Meeting. The mere mention of the word can illicit a sense of loathing in anyone who has ever worked in an office. Companies have gone overboard with meetings – scheduling meetings to plan a meeting about a meeting. Meetings are often too long and can feel absolutely pointless. That being said, meetings are not wholly unnecessary: meetings bring employees together for important conversations and allow multiple people to bring their perspectives to the table at one time. If meetings are necessary, how then do we prevent death by meetings?

First, you have to fully understand how much your meetings are costing you. An employee’s time is a limited resource. Just like making strategic decisions about how to use its financial resources, a company also has to make strategic decisions about how it uses an employee’s time. When a company has a habit of scheduling meeting after meeting without a strong purpose, or inviting people to meetings who do not really need to be there, it is wasting its own resources (and concurrently driving employees nuts). How much are meetings truly costing you? Use the Meeting Cost Clock available from to give you a clear picture of the price tag attached to each meeting. Simply input the number of participants and their average hourly wage and start the clock. Project the Meeting Cost Clock on the wall for a few meetings, and you will most likely be appalled at how fast the costs add up.

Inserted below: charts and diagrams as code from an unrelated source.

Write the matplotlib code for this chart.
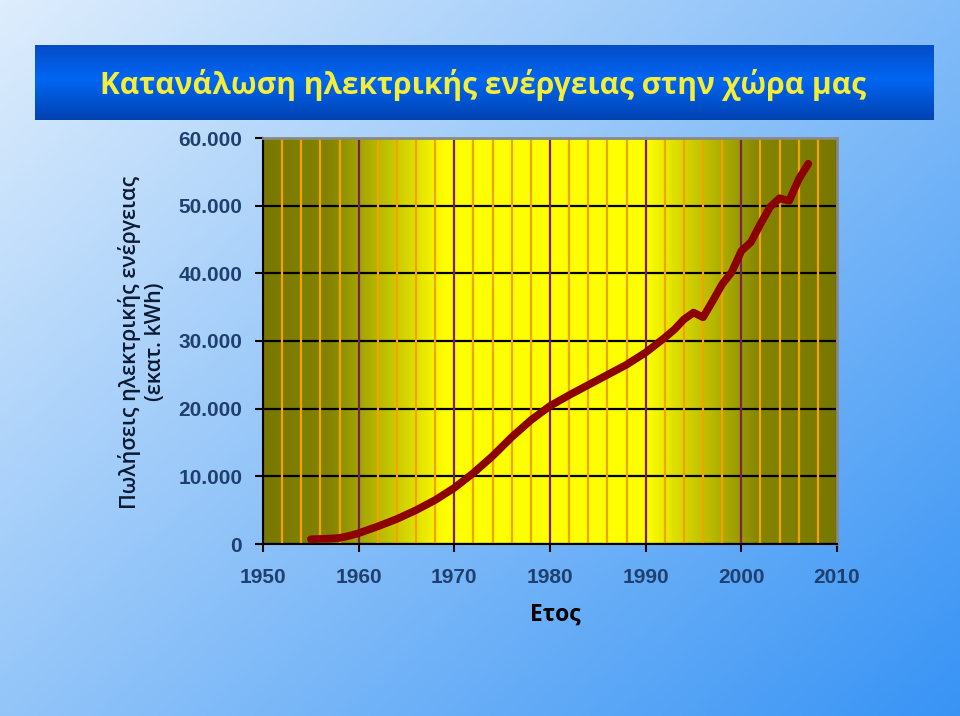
import numpy as np
import matplotlib.pyplot as plt

# annual sales (million kWh)
years = [1955, 1956, 1957, 1958, 1959, 1960, 1962, 1964, 1966, 1968, 1970,
         1972, 1974, 1976, 1978, 1980, 1982, 1984, 1986, 1988, 1990, 1992,
         1993, 1994, 1995, 1996, 1997, 1998, 1999, 2000, 2001, 2002, 2003,
         2004, 2005, 2006, 2007]
sales = [700, 750, 800, 900, 1200, 1600, 2600, 3700, 5000, 6500, 8300,
         10500, 13000, 15800, 18300, 20400, 22000, 23500, 25000, 26500, 28300, 30500,
         31700, 33200, 34200, 33500, 35900, 38400, 40200, 43300, 44600, 47300, 49800,
         51100, 50700, 53900, 56200]

xticks = [1950, 1960, 1970, 1980, 1990, 2000, 2010]
xminor = list(range(1950, 2011, 2))
yticks = [0, 10000, 20000, 30000, 40000, 50000, 60000]
ylabels = ["0", "10.000", "20.000", "30.000", "40.000", "50.000", "60.000"]

title = "Κατανάλωση ηλεκτρικής ενέργειας στην χώρα μας"
ylab = "Πωλήσεις ηλεκτρικής ενέργειας\n(εκατ. kWh)"
xlab = "Ετος"

W, H = 960, 716
fig = plt.figure(figsize=(W/100, H/100), dpi=100)

# slide background: diagonal light -> bright blue
bg = fig.add_axes([0, 0, 1, 1])
bg.set_xlim(0, W)
bg.set_ylim(H, 0)
bg.axis('off')
gx, gy = np.meshgrid(np.linspace(0, 1, 200), np.linspace(0, 1, 150))
t = (0.55*gx + 0.45*gy)[..., None]
c0 = np.array([0.87, 0.93, 0.99])
c1 = np.array([0.22, 0.58, 0.96])
bg.imshow(c0*(1-t) + c1*t, extent=(0, W, H, 0), aspect='auto', zorder=0)

# title banner
s = np.linspace(0, 1, 100)
stops = [0, 0.45, 1]
band = np.stack([np.interp(s, stops, [0.02, 0.0, 0.0]),
                 np.interp(s, stops, [0.30, 0.40, 0.26]),
                 np.interp(s, stops, [0.78, 0.95, 0.70])], axis=-1)[:, None, :]
bg.imshow(band, extent=(35, 934, 120, 45), aspect='auto', zorder=1)
bg.text(483, 85, title, ha='center', va='center', fontsize=21.5,
        color='#f2ee3a', family='Open Sans', weight='bold', zorder=2)

# main plot
ax = fig.add_axes([263/W, 172/H, 574/W, 406/H])
xs = np.linspace(1950, 2010, 300)
r = np.interp(xs, [1950, 1957, 1969, 1990, 2002, 2010], [0.47, 0.52, 1.0, 1.0, 0.52, 0.47])
ax.imshow(np.stack([r, r, np.zeros_like(r)], axis=-1)[None, :, :],
          extent=(1950, 2010, 0, 60000), aspect='auto', zorder=-2)

ax.plot(years, sales, color='#8c0000', lw=5.5, solid_capstyle='round',
        solid_joinstyle='round', zorder=5)

ax.set_xlim(1950, 2010)
ax.set_ylim(0, 60000)
ax.set_xticks(xticks)
ax.set_xticks(xminor, minor=True)
ax.set_yticks(yticks)
ax.set_yticklabels(ylabels)

ax.grid(which='minor', axis='x', color='#f2a300', lw=1.6)
ax.grid(which='major', axis='x', color='#7a1f58', lw=1.6)
ax.grid(which='major', axis='y', color='black', lw=1.6)
ax.yaxis.set_zorder(0.3)
ax.xaxis.set_zorder(0.5)

ax.tick_params(which='minor', length=0)
ax.tick_params(which='major', length=6, width=1.5, color='black',
               labelsize=15, labelcolor='#1f3f6e')
ax.tick_params(axis='x', pad=11)
ax.tick_params(axis='y', pad=9)
for lb in ax.get_xticklabels() + ax.get_yticklabels():
    lb.set_fontweight('bold')
    lb.set_family('Liberation Sans')

for side in ['left', 'bottom']:
    ax.spines[side].set_color('black')
    ax.spines[side].set_linewidth(1.5)
for side in ['top', 'right']:
    ax.spines[side].set_color('#8a8a80')
    ax.spines[side].set_linewidth(2)

fig.text(142/W, 1-342/H, ylab, rotation=90, ha='center', va='center',
         multialignment='center', fontsize=15.5, color='#0c1a33',
         family='Open Sans', weight='semibold', linespacing=1.25)
fig.text(555/W, 1-615/H, xlab, ha='center', va='center', fontsize=16.5,
         color='black', family='Open Sans', weight='bold')

fig.savefig('out.png', dpi=100)
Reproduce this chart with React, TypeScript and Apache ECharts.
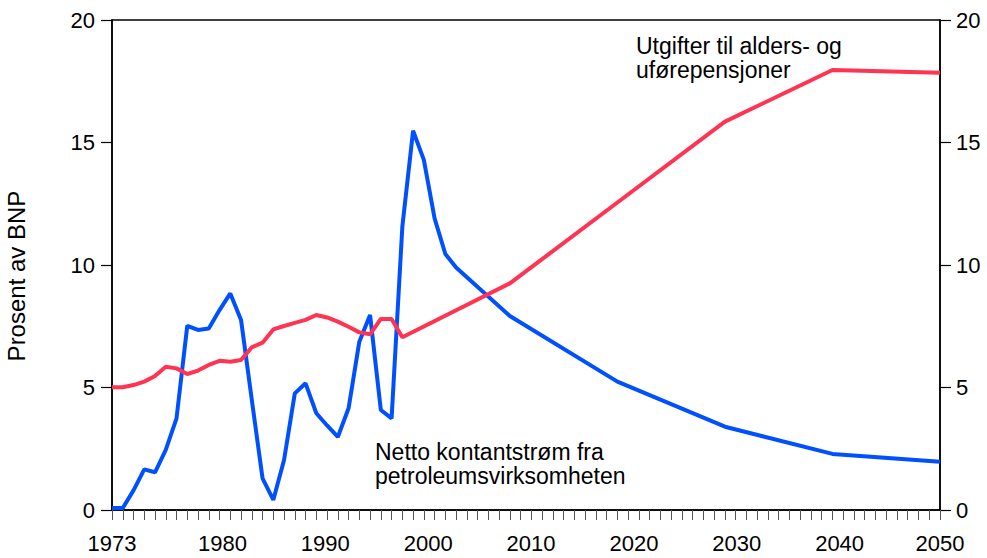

After you have a clear picture of how much meetings are costing you, stop yourself before sending out your next meeting invitation. Before the invitations to a meeting even go out, time should be spent thinking about whether the meeting needs to be held at all. Could you share the information via e-mail and be just as effective? If you truly need to have a meeting, think about who actually needs to be there. Invitations to meetings are often treated like invitations to weddings – you feel like you have to invite everyone so that no one feels snubbed. Instead, think about what the goal of the meeting is and what attendees need to be there to ensure that goal is met. While there are some meetings with a level of importance that could make an uninvited employee feel left out, most of the time employees will not be insulted if you tell them they do not have to add yet another meeting to their schedule.

Another problem with meetings is that they often turn into run away trains – running way behind schedule and going off topic. To tackle this problem, ideally a meeting request should never be sent without a clear agenda and a specific amount of time allotted for each agenda item. During each meeting someone should be assigned to keep track of time or you can use a giant timer that is visible to everyone so that attendees get used to staying on track. You can also employ some more radical tactics to keep meetings short: Seth Godin suggests holding meetings without chairs – when everyone is standing up, they tend to get to the point faster.

To keep side tracking in meetings to a minimum, you can designate a place on the wall or use a flip chart as a “parking lot” and provide everyone with sticky notes to keep track of ideas, discussions items, and questions that are triggered by the meeting but are not related to the subject being discussed. These sticky notes are posted in the “parking lot” and can be covered at the very end of the meeting or in follow-up emails.

And finally, do what you can to help people think in meetings and make meetings fun, especially for the long ones. Feed people. Give them something to drink. And if the meetings are largely focused on generating ideas, give them tools – like playdough, markers, and sketchpads, to help them do that.

If the purpose of a meeting is to actually get something done, to move an organization forward, then the effort should be aligned around making that happen…or no meeting should be taking place at all.